The advent of weather radar and satellite has been able to provide useful precipitation information for various water resources projects. However, in comparison to the traditional raingauge networks, the remote sensed rainfall suffers from a variety of unique error sources and it is very important for the data users to understand the uncertainties in the data and quantify them. This paper focuses on one of the error sources in the remote sensed data: quantisation. Basically, quantisation is a process by which continuous signals are transformed into discrete values. It is an important part of the signal processing involved in using remote sensed data since they don’t measure rainfall directly. Currently technological advances have made it easier to increase the number of quantisation levels, as witnessed by the replacement of a three bit system with an eight bit system by the UK Meteorological Office.

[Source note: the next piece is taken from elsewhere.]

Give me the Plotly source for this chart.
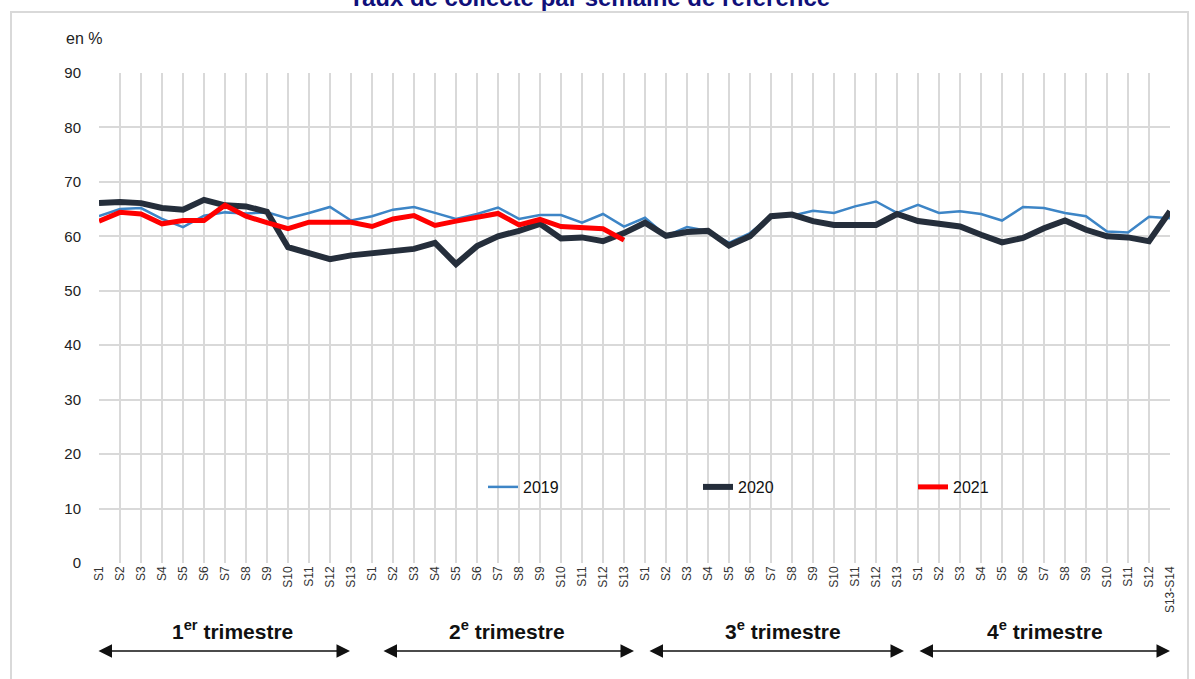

However, there are still long valuable records of rainfall in the UK which are in three bits and they would be useful in statistical rainfall analysis such as frequency calculations. Therefore, it is important to explore the quantisation effects on different rainfall characteristics under different quantisation lengths. In this paper, a novel approach of using synthetic rainfall is adopted (based on a Poisson Cluster model). The benefit of this is the ability to vary the rainfall parameters, and thus the characteristics of the generated rainfall. Applying systematic errors and random noise to the synthetic rainfall, the effect of different quantisation schemes under various rainfall characteristics has been tested, which would provide valuable error information for the users of the quantised data.